Congrats on this milestone, we are littermates of a sort, didn't realize it; my six months was last week. I dunno about you-feels great to me. Hey I didn't post on the other thread, wanted to say that I sympathize about the relationship stuff. Being in relationship with my husband is THE hardest part about being a developing, sober person. It's a challenge to realize that I am changing and I can't expect others around me to be changing with me at the same pace or at all, tho I wish it dearly. I have found that with time, if I change the way I act, the dynamic shifts, although I tend to focus on the negative specifically in my marriage. Well, I hope you had a joyous day today, angela
IHi every brother and sister and thank you! Nice haiku, LinBaba!
Experience - It's been a more beautiful nightmare and a more frightening celebration of life than I could ever imagine. When the obsession is upon me I remember that My God is bigger. My God is stronger. My God will walk me if I let It. Favorite AA motto: Man takes drink...drink takes drink...drink takes man.
Strength - My God is my strength. If it be God's will, I ask for the strength to surrender, I ask for knowledge of my ignorance. I ask God to show me what I'm ready to see an tell me what I'm ready to hear. Thy will, not mine, be done. I just have to stay away from that first drink.

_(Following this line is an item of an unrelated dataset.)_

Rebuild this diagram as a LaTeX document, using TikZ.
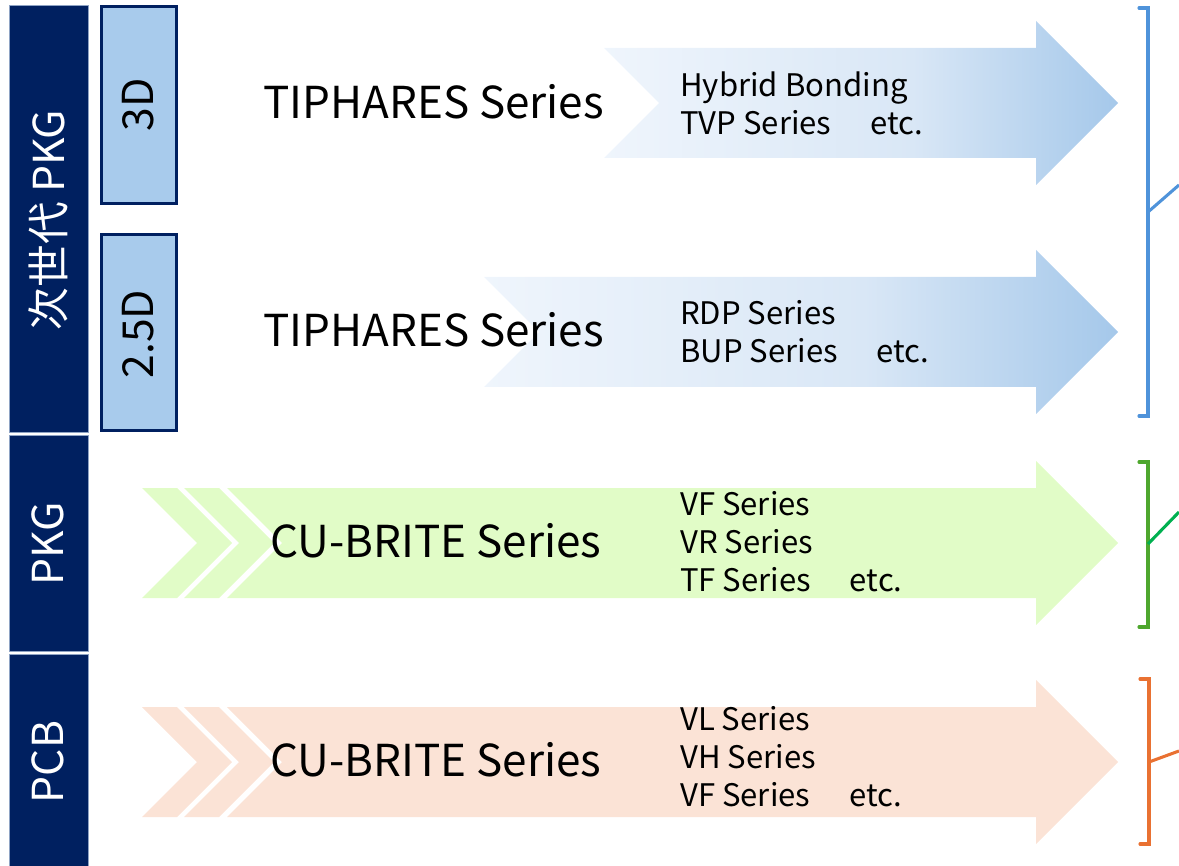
\documentclass[tikz,border=0pt]{standalone}
\usepackage{fontspec}
\setmainfont{Noto Sans CJK JP}
\definecolor{navy}{HTML}{002060}
\definecolor{barline}{HTML}{8EA3C4}
\definecolor{boxblue}{HTML}{A8CBEC}
\definecolor{arrowlight}{HTML}{EFF5FC}
\definecolor{arrowmid}{HTML}{D9E7F6}
\definecolor{arrowdark}{HTML}{A5C8EA}
\definecolor{greenfill}{HTML}{E1FCC7}
\definecolor{orangefill}{HTML}{FBE3D6}
\definecolor{brkblue}{HTML}{4F93DA}
\definecolor{brkgreen}{HTML}{4EA72E}
\definecolor{lnkgreen}{HTML}{00B050}
\definecolor{brkorange}{HTML}{E97132}
\pgfdeclarehorizontalshading{bluearrow}{100bp}{color(0bp)=(arrowlight); color(25bp)=(arrowlight); color(55bp)=(arrowmid); color(75bp)=(arrowdark); color(100bp)=(arrowdark)}
\newcommand{\arrowpath}[2]{(#1,{#2-55}) -- (1036,{#2-55}) -- (1036,{#2-82}) -- (1118,#2) -- (1036,{#2+82}) -- (1036,{#2+55}) -- (#1,{#2+55}) -- ({#1+55},#2) -- cycle}
\newcommand{\chevpath}[2]{(#1,{#2-55}) -- ({#1+35},{#2-55}) -- ({#1+90},#2) -- ({#1+35},{#2+55}) -- (#1,{#2+55}) -- ({#1+55},#2) -- cycle}
\begin{document}
\begin{tikzpicture}[x=0.75pt,y=-0.75pt,
  navybar/.style={fill=navy, draw=barline, line width=0.6pt},
  dimbox/.style={fill=boxblue, draw=navy, line width=2.3pt},
  bigtxt/.style={font=\fontsize{33}{38}\selectfont, anchor=west, inner sep=0pt},
  subtxt/.style={font=\fontsize{23.3}{28.5}\selectfont, anchor=west, align=left, inner sep=0pt},
  vlabel/.style={rotate=90, font=\fontsize{32}{38}\selectfont, inner sep=0pt},
  blueshade/.style={shading=bluearrow},
  brk/.style={line width=2.3pt, line cap=round}]
\useasboundingbox (0,0) rectangle (1179,866);

% left navy bars
\path[navybar] (9,5) rectangle (88,432);
\path[navybar] (9,435) rectangle (88,651);
\path[navybar] (9,654) rectangle (88,872);
\node[vlabel, text=white] (lnext) at (48,220) {次世代 PKG};
\node[vlabel, text=white] (lpkg) at (48,544) {PKG};
\node[vlabel, text=white] (lpcb) at (48,762) {PCB};

% 3D / 2.5D boxes
\path[dimbox] (101.5,6.5) rectangle (176.5,203.5);
\path[dimbox] (101.5,234.5) rectangle (176.5,430.5);
\node[vlabel] (l3d) at (138,105) {3D};
\node[vlabel] (l25d) at (138,334) {2.5D};

% blue gradient arrows
\path[blueshade] \arrowpath{604}{103};
\path[blueshade] \arrowpath{484}{332};

% green arrow with chevrons
\fill[greenfill] \chevpath{142}{543};
\fill[greenfill] \chevpath{184}{543};
\fill[greenfill] \arrowpath{227}{543};

% orange arrow with chevrons
\fill[orangefill] \chevpath{142}{762};
\fill[orangefill] \chevpath{184}{762};
\fill[orangefill] \arrowpath{227}{762};

% texts
\node[bigtxt] (t1) at (263,102) {TIPHARES Series};
\node[bigtxt] (t2) at (263,330) {TIPHARES Series};
\node[bigtxt] (t3) at (270,541) {CU-BRITE Series};
\node[bigtxt] (t4) at (270,760) {CU-BRITE Series};

\node[subtxt] (s1) at (680,103) {Hybrid Bonding\\TVP Series\hspace{1.25em}etc.};
\node[subtxt] (s2) at (680,332) {RDP Series\\BUP Series\hspace{1.25em}etc.};
\node[subtxt] (s3) at (680,542) {VF Series\\VR Series\\TF Series\hspace{1.25em}etc.};
\node[subtxt] (s4) at (680,757) {VL Series\\VH Series\\VF Series\hspace{1.25em}etc.};

% brackets
\coordinate (b1m) at (1148,212);
\coordinate (b1e) at (1179,185);
\draw[brk, brkblue] (1139,8) -- (1148,8) -- (1148,416) -- (1139,416);
\draw[brk, brkblue, line cap=butt] (b1m) -- (b1e);

\coordinate (b2m) at (1148,544);
\coordinate (b2e) at (1179,512);
\draw[brk, brkgreen] (1139,462) -- (1148,462) -- (1148,627) -- (1139,627);
\draw[brk, lnkgreen, line cap=butt] (b2m) -- (b2e);

\coordinate (b3m) at (1149,762);
\coordinate (b3e) at (1179,751);
\draw[brk, brkorange] (1140,679) -- (1149,679) -- (1149,844) -- (1140,844);
\draw[brk, brkorange, line cap=butt] (b3m) -- (b3e);
\end{tikzpicture}
\end{document}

Hope - I have no hope in the shape of wishes. I have no wishes and that means I am free from disappointment. Instead of wishes I have faith based upon knowledge of the past. The experience of others who struggled has shown me the truth of their strength. Up to this point, everything has turned out perfectly. Exactly the way it was supposed to. Tomorrow will be the same. Others who struggle are invited to learn from my journey. If that is "hope", then that is what I have.
This is my 1000th posting in almost a year and a half. I want to use it to say thank you to all of you. I may not like you all and you may not like me, but I LOVE each and every one of you as only one of Us can! This fellowship, this program and this journey has knocked away layers of pain, shame, sin. filth and guilt to reveal a man ready to live. Ready to win. Ready to fail. Ready to accept the grace of God and serve. I am grateful today and ready for another 24 hours.